What is required:
Up to and including the line with "(0,0) rectangle (1031,635);", write out the listing from its first line, minus the pictures.

▬▬▬▬▬▬▬▬▬▬

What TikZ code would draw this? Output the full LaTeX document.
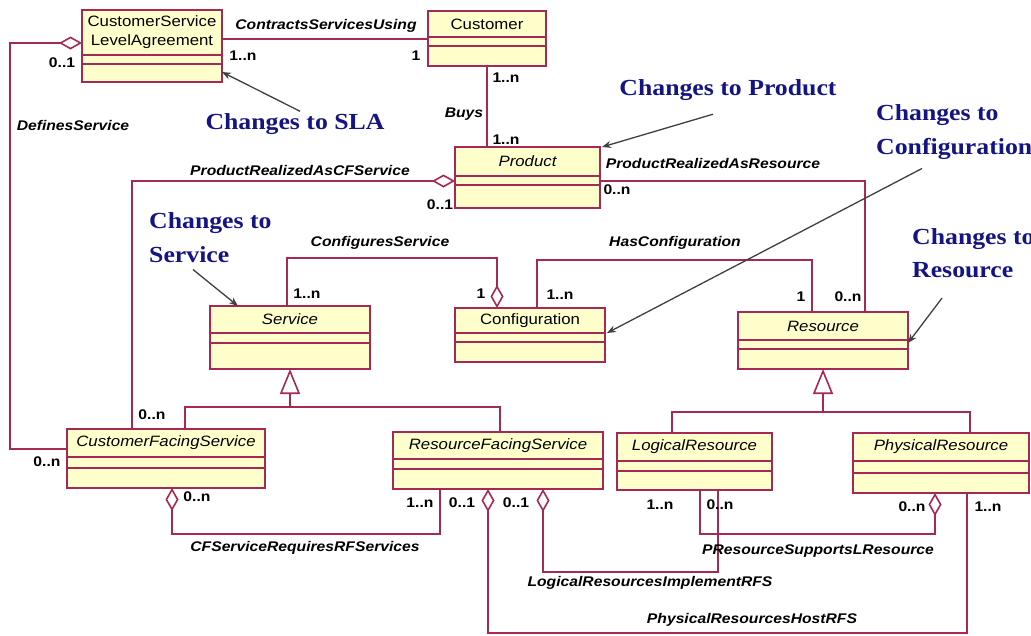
\documentclass[tikz,border=0pt]{standalone}
\usepackage{fontspec}
\setmainfont{Liberation Sans}[FakeStretch=1.12]
\newfontfamily\notefont{Liberation Serif}[FakeStretch=1.12]
\usetikzlibrary{arrows.meta,calc}

\definecolor{umlborder}{RGB}{165,40,85}
\definecolor{umlfill}{RGB}{255,255,204}
\definecolor{notecol}{RGB}{20,20,130}

\tikzset{
  clsbox/.style={rectangle, draw=umlborder, fill=umlfill, line width=1.4pt, inner sep=0pt, outer sep=0pt},
  clsline/.style={draw=umlborder, line width=1.2pt},
  clstitle/.style={font=\fontsize{15}{19}\selectfont, text=black, inner sep=0pt, align=center},
  assoc/.style={draw=umlborder, line width=1.6pt},
  aggend/.style={-{Diamond[length=23pt,width=13pt,fill=white]}},
  aggstart/.style={{Diamond[length=23pt,width=13pt,fill=white]}-},
  genend/.style={-{Triangle[length=25pt,width=20pt,fill=white]}},
  lbl/.style={font=\fontsize{14}{16}\selectfont\bfseries\itshape, inner sep=0pt},
  mult/.style={font=\fontsize{14}{16}\selectfont\bfseries, inner sep=0pt},
  note/.style={font=\notefont\fontsize{23}{33.5}\selectfont\bfseries, text=notecol, align=left, inner sep=0pt},
  notearrow/.style={draw=black!75, line width=1.3pt, -{Stealth[length=9pt,width=7pt]}}
}

% class box: name, left, top, right, bottom, first divider, second divider, title
\newcommand\umlclass[8]{%
  \node[clsbox, anchor=north west, minimum width={(#4-#2)*1pt}, minimum height={(#5-#3)*1pt}] (#1) at (#2,#3) {};
  \draw[clsline] (#2,#6) -- (#4,#6) (#2,#7) -- (#4,#7);
  \node[clstitle] (#1-title) at ({(#2+#4)/2},{(#3+#6)/2}) {#8};
}

\begin{document}
\begin{tikzpicture}[x=1pt,y=-1pt]
\useasboundingbox[fill=white] (0,0) rectangle (1031,635);

% classes
\umlclass{csla}{82}{10}{222}{82}{55}{64}{CustomerService\\LevelAgreement}
\umlclass{cust}{428}{11}{546}{66}{37}{46}{Customer}
\umlclass{prod}{455}{147}{600}{208}{176}{185}{\itshape Product}
\umlclass{svc}{210}{306}{370}{369}{333}{343}{\itshape Service}
\umlclass{conf}{455}{308}{605}{362}{333}{342}{Configuration}
\umlclass{res}{738}{312}{908}{369}{340}{349}{\itshape Resource}
\umlclass{cfs}{67}{429}{265}{488}{457}{468}{\itshape CustomerFacingService}
\umlclass{rfs}{393}{432}{603}{489}{459}{469}{\itshape ResourceFacingService}
\umlclass{lr}{617}{433}{772}{490}{461}{471}{\itshape LogicalResource}
\umlclass{pr}{853}{433}{1029}{493}{461}{473}{\itshape PhysicalResource}

% associations
\draw[assoc] ([yshift=-28pt]cust.north west) -- ([yshift=-29pt]csla.north east);
\draw[assoc, aggend] ([yshift=-20pt]cfs.north west) -| (10,43) -- ([yshift=-33pt]csla.north west);
\draw[assoc] (cust.south) -- (cust.south |- prod.north);
\draw[assoc, aggend] ([xshift=65pt]cfs.north west) |- ([yshift=-34pt]prod.north west);
\draw[assoc] ([yshift=-34pt]prod.north east) -| ([xshift=-43pt]res.north east);
\draw[assoc, aggend] ([xshift=77pt]svc.north west) |- (400,258) -| ([xshift=42pt]conf.north west);
\draw[assoc] ([xshift=82pt]conf.north west) |- (700,260) -| ([xshift=74pt]res.north west);
\draw[assoc, aggstart] ([xshift=105pt]cfs.south west) |- (300,534) -| ([xshift=47pt]rfs.south west);
\draw[assoc, aggstart] ([xshift=95pt]rfs.south west) |- (700,633) -| ([xshift=114pt]pr.south west);
\draw[assoc, aggstart] ([xshift=150pt]rfs.south west) |- (600,572) -| ([xshift=101pt]lr.south west);
\draw[assoc, aggend] ([xshift=83pt]lr.south west) |- (800,534) -| ([xshift=82pt]pr.south west);

% generalizations
\draw[assoc] ([xshift=118pt]cfs.north west) |- (350,407) -| ([xshift=107pt]rfs.north west);
\coordinate (svcjoin) at (290,407);
\draw[assoc, genend] (svcjoin) -- (svc.south);
\draw[assoc] ([xshift=55pt]lr.north west) |- (800,412) -| ([xshift=117pt]pr.north west);
\coordinate (resjoin) at (823,412);
\draw[assoc, genend] (resjoin) -- (res.south);

% association names
\foreach \n/\x/\y/\t in {
  l1/326/26/ContractsServicesUsing,
  l2/73/125/DefinesService,
  l3/464/114/Buys,
  l4/300/170/ProductRealizedAsCFService,
  l5/713/163/ProductRealizedAsResource,
  l6/380/243/ConfiguresService,
  l7/675/243/HasConfiguration,
  l8/305/548/CFServiceRequiresRFServices,
  l9/650/583/LogicalResourcesImplementRFS,
  l10/818/551/PResourceSupportsLResource,
  l11/752/620/PhysicalResourcesHostRFS}
  \node[lbl] (\n) at (\x,\y) {\t};

% multiplicities
\foreach \n/\x/\y/\t in {
  m1/243/56/1..n, m2/416/56/1, m3/62/63/0..1, m4/47/462/0..n,
  m5/506/78/1..n, m6/506/140/1..n, m7/440/205/0..1, m8/152/415/0..n,
  m9/617/190/0..n, m10/848/297/0..n, m11/307/294/1..n, m12/481/294/1,
  m13/560/295/1..n, m14/801/297/1, m15/197/497/0..n, m16/420/503/1..n,
  m17/462/503/0..1, m18/516/503/0..1, m19/660/505/1..n, m20/720/505/0..n,
  m21/912/507/0..n, m22/988/507/1..n}
  \node[mult] (\n) at (\x,\y) {\t};

% change notes
\node[note] (nsla) at (295,124) {Changes to SLA};
\node[note] (nprod) at (728,90.5) {Changes to Product};
\node[note, anchor=west] (nconf) at (876,132) {Changes to\\Configuration};
\node[note, anchor=west] (nres) at (912,253) {Changes to\\Resource};
\node[note, anchor=west] (nsvc) at (149,237.5) {Changes to\\Service};

\draw[notearrow] ([xshift=5pt,yshift=2pt]nsla.north) -- ([yshift=10pt]csla.south east);
\draw[notearrow] ([xshift=-15pt,yshift=-13pt]nprod.south) -- ([xshift=2pt]prod.north east);
\draw[notearrow] ([xshift=46pt,yshift=-9pt]nconf.south west) -- ([xshift=2pt,yshift=-25pt]conf.north east);
\draw[notearrow] ([xshift=30pt,yshift=-20pt]nres.south west) -- ([yshift=-31pt]res.north east);
\draw[notearrow] ([xshift=44pt,yshift=-7pt]nsvc.south west) -- ([xshift=28pt]svc.north west);
\end{tikzpicture}
\end{document}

▬▬▬▬▬▬▬▬▬▬

Response below:
What TikZ code would draw this? Output the full LaTeX document.
\documentclass[tikz,border=0pt]{standalone}
\usepackage{fontspec}
\setmainfont{Liberation Sans}[FakeStretch=1.12]
\newfontfamily\notefont{Liberation Serif}[FakeStretch=1.12]
\usetikzlibrary{arrows.meta,calc}

\definecolor{umlborder}{RGB}{165,40,85}
\definecolor{umlfill}{RGB}{255,255,204}
\definecolor{notecol}{RGB}{20,20,130}

\tikzset{
  clsbox/.style={rectangle, draw=umlborder, fill=umlfill, line width=1.4pt, inner sep=0pt, outer sep=0pt},
  clsline/.style={draw=umlborder, line width=1.2pt},
  clstitle/.style={font=\fontsize{15}{19}\selectfont, text=black, inner sep=0pt, align=center},
  assoc/.style={draw=umlborder, line width=1.6pt},
  aggend/.style={-{Diamond[length=23pt,width=13pt,fill=white]}},
  aggstart/.style={{Diamond[length=23pt,width=13pt,fill=white]}-},
  genend/.style={-{Triangle[length=25pt,width=20pt,fill=white]}},
  lbl/.style={font=\fontsize{14}{16}\selectfont\bfseries\itshape, inner sep=0pt},
  mult/.style={font=\fontsize{14}{16}\selectfont\bfseries, inner sep=0pt},
  note/.style={font=\notefont\fontsize{23}{33.5}\selectfont\bfseries, text=notecol, align=left, inner sep=0pt},
  notearrow/.style={draw=black!75, line width=1.3pt, -{Stealth[length=9pt,width=7pt]}}
}

% class box: name, left, top, right, bottom, first divider, second divider, title
\newcommand\umlclass[8]{%
  \node[clsbox, anchor=north west, minimum width={(#4-#2)*1pt}, minimum height={(#5-#3)*1pt}] (#1) at (#2,#3) {};
  \draw[clsline] (#2,#6) -- (#4,#6) (#2,#7) -- (#4,#7);
  \node[clstitle] (#1-title) at ({(#2+#4)/2},{(#3+#6)/2}) {#8};
}

\begin{document}
\begin{tikzpicture}[x=1pt,y=-1pt]
\useasboundingbox[fill=white] (0,0) rectangle (1031,635);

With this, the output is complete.